— Task goal —
Retype all of the data. Every line must match exactly.

# Source excerpt start

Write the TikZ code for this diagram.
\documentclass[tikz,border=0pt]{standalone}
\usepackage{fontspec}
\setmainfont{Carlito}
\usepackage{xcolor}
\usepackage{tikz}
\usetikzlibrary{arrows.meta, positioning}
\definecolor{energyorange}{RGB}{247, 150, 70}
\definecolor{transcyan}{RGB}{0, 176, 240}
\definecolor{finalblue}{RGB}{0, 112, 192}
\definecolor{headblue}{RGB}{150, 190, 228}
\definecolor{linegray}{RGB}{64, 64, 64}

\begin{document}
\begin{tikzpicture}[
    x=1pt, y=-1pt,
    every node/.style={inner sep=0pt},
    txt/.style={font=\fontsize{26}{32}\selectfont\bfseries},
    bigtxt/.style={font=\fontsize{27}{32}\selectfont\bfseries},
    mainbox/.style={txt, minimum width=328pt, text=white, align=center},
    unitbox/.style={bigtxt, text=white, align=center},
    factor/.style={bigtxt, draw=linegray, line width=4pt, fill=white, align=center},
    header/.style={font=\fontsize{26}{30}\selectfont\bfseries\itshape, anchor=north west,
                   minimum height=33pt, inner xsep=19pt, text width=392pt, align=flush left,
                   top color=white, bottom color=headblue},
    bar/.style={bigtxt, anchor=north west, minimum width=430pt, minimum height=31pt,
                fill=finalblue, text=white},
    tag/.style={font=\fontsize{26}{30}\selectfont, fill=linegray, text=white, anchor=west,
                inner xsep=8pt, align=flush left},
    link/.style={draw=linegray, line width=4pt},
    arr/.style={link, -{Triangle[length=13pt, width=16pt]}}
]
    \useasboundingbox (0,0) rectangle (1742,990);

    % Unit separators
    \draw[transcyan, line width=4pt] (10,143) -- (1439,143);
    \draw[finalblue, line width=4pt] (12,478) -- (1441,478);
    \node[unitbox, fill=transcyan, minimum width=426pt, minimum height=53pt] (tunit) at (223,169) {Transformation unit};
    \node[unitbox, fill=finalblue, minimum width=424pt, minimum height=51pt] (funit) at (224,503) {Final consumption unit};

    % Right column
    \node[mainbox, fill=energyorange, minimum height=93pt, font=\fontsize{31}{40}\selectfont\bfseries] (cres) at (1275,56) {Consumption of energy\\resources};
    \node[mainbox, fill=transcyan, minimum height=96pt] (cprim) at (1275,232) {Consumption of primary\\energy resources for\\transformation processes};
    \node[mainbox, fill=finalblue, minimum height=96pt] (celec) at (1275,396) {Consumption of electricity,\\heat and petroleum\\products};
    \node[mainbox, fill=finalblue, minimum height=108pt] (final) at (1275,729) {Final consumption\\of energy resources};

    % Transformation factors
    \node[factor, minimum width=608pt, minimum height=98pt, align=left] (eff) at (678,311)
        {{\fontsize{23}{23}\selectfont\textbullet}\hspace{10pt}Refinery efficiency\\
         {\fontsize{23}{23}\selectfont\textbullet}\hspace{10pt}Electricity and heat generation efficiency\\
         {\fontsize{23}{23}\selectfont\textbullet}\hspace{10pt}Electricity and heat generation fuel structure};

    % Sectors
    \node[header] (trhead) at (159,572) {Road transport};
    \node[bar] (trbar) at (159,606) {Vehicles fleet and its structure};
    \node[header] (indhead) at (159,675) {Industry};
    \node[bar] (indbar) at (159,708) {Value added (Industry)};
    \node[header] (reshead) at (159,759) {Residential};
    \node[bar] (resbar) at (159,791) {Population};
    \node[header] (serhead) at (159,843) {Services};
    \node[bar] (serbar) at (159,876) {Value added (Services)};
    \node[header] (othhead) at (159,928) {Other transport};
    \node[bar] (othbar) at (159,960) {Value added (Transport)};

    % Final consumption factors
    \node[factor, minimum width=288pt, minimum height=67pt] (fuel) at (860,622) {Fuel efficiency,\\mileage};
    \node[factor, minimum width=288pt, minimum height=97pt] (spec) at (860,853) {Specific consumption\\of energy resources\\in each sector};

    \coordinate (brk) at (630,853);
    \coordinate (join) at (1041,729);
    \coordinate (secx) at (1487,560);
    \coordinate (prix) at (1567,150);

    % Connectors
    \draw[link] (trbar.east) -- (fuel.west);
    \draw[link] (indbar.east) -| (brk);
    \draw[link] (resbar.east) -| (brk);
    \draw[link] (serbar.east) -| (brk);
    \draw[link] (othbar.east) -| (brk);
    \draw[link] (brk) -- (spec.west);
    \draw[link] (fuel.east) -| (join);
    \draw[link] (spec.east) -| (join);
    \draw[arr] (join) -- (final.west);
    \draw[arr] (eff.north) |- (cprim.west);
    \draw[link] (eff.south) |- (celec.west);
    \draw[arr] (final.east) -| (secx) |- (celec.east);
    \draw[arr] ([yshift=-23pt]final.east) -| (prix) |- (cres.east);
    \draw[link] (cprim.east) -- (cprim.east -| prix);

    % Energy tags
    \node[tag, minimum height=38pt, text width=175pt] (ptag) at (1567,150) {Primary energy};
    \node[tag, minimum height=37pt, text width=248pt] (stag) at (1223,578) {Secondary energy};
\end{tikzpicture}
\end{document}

# Source excerpt end

— Solution —
Write the TikZ code for this diagram.
\documentclass[tikz,border=0pt]{standalone}
\usepackage{fontspec}
\setmainfont{Carlito}
\usepackage{xcolor}
\usepackage{tikz}
\usetikzlibrary{arrows.meta, positioning}
\definecolor{energyorange}{RGB}{247, 150, 70}
\definecolor{transcyan}{RGB}{0, 176, 240}
\definecolor{finalblue}{RGB}{0, 112, 192}
\definecolor{headblue}{RGB}{150, 190, 228}
\definecolor{linegray}{RGB}{64, 64, 64}

\begin{document}
\begin{tikzpicture}[
    x=1pt, y=-1pt,
    every node/.style={inner sep=0pt},
    txt/.style={font=\fontsize{26}{32}\selectfont\bfseries},
    bigtxt/.style={font=\fontsize{27}{32}\selectfont\bfseries},
    mainbox/.style={txt, minimum width=328pt, text=white, align=center},
    unitbox/.style={bigtxt, text=white, align=center},
    factor/.style={bigtxt, draw=linegray, line width=4pt, fill=white, align=center},
    header/.style={font=\fontsize{26}{30}\selectfont\bfseries\itshape, anchor=north west,
                   minimum height=33pt, inner xsep=19pt, text width=392pt, align=flush left,
                   top color=white, bottom color=headblue},
    bar/.style={bigtxt, anchor=north west, minimum width=430pt, minimum height=31pt,
                fill=finalblue, text=white},
    tag/.style={font=\fontsize{26}{30}\selectfont, fill=linegray, text=white, anchor=west,
                inner xsep=8pt, align=flush left},
    link/.style={draw=linegray, line width=4pt},
    arr/.style={link, -{Triangle[length=13pt, width=16pt]}}
]
    \useasboundingbox (0,0) rectangle (1742,990);

    % Unit separators
    \draw[transcyan, line width=4pt] (10,143) -- (1439,143);
    \draw[finalblue, line width=4pt] (12,478) -- (1441,478);
    \node[unitbox, fill=transcyan, minimum width=426pt, minimum height=53pt] (tunit) at (223,169) {Transformation unit};
    \node[unitbox, fill=finalblue, minimum width=424pt, minimum height=51pt] (funit) at (224,503) {Final consumption unit};

    % Right column
    \node[mainbox, fill=energyorange, minimum height=93pt, font=\fontsize{31}{40}\selectfont\bfseries] (cres) at (1275,56) {Consumption of energy\\resources};
    \node[mainbox, fill=transcyan, minimum height=96pt] (cprim) at (1275,232) {Consumption of primary\\energy resources for\\transformation processes};
    \node[mainbox, fill=finalblue, minimum height=96pt] (celec) at (1275,396) {Consumption of electricity,\\heat and petroleum\\products};
    \node[mainbox, fill=finalblue, minimum height=108pt] (final) at (1275,729) {Final consumption\\of energy resources};

    % Transformation factors
    \node[factor, minimum width=608pt, minimum height=98pt, align=left] (eff) at (678,311)
        {{\fontsize{23}{23}\selectfont\textbullet}\hspace{10pt}Refinery efficiency\\
         {\fontsize{23}{23}\selectfont\textbullet}\hspace{10pt}Electricity and heat generation efficiency\\
         {\fontsize{23}{23}\selectfont\textbullet}\hspace{10pt}Electricity and heat generation fuel structure};

    % Sectors
    \node[header] (trhead) at (159,572) {Road transport};
    \node[bar] (trbar) at (159,606) {Vehicles fleet and its structure};
    \node[header] (indhead) at (159,675) {Industry};
    \node[bar] (indbar) at (159,708) {Value added (Industry)};
    \node[header] (reshead) at (159,759) {Residential};
    \node[bar] (resbar) at (159,791) {Population};
    \node[header] (serhead) at (159,843) {Services};
    \node[bar] (serbar) at (159,876) {Value added (Services)};
    \node[header] (othhead) at (159,928) {Other transport};
    \node[bar] (othbar) at (159,960) {Value added (Transport)};

    % Final consumption factors
    \node[factor, minimum width=288pt, minimum height=67pt] (fuel) at (860,622) {Fuel efficiency,\\mileage};
    \node[factor, minimum width=288pt, minimum height=97pt] (spec) at (860,853) {Specific consumption\\of energy resources\\in each sector};

    \coordinate (brk) at (630,853);
    \coordinate (join) at (1041,729);
    \coordinate (secx) at (1487,560);
    \coordinate (prix) at (1567,150);

    % Connectors
    \draw[link] (trbar.east) -- (fuel.west);
    \draw[link] (indbar.east) -| (brk);
    \draw[link] (resbar.east) -| (brk);
    \draw[link] (serbar.east) -| (brk);
    \draw[link] (othbar.east) -| (brk);
    \draw[link] (brk) -- (spec.west);
    \draw[link] (fuel.east) -| (join);
    \draw[link] (spec.east) -| (join);
    \draw[arr] (join) -- (final.west);
    \draw[arr] (eff.north) |- (cprim.west);
    \draw[link] (eff.south) |- (celec.west);
    \draw[arr] (final.east) -| (secx) |- (celec.east);
    \draw[arr] ([yshift=-23pt]final.east) -| (prix) |- (cres.east);
    \draw[link] (cprim.east) -- (cprim.east -| prix);

    % Energy tags
    \node[tag, minimum height=38pt, text width=175pt] (ptag) at (1567,150) {Primary energy};
    \node[tag, minimum height=37pt, text width=248pt] (stag) at (1223,578) {Secondary energy};
\end{tikzpicture}
\end{document}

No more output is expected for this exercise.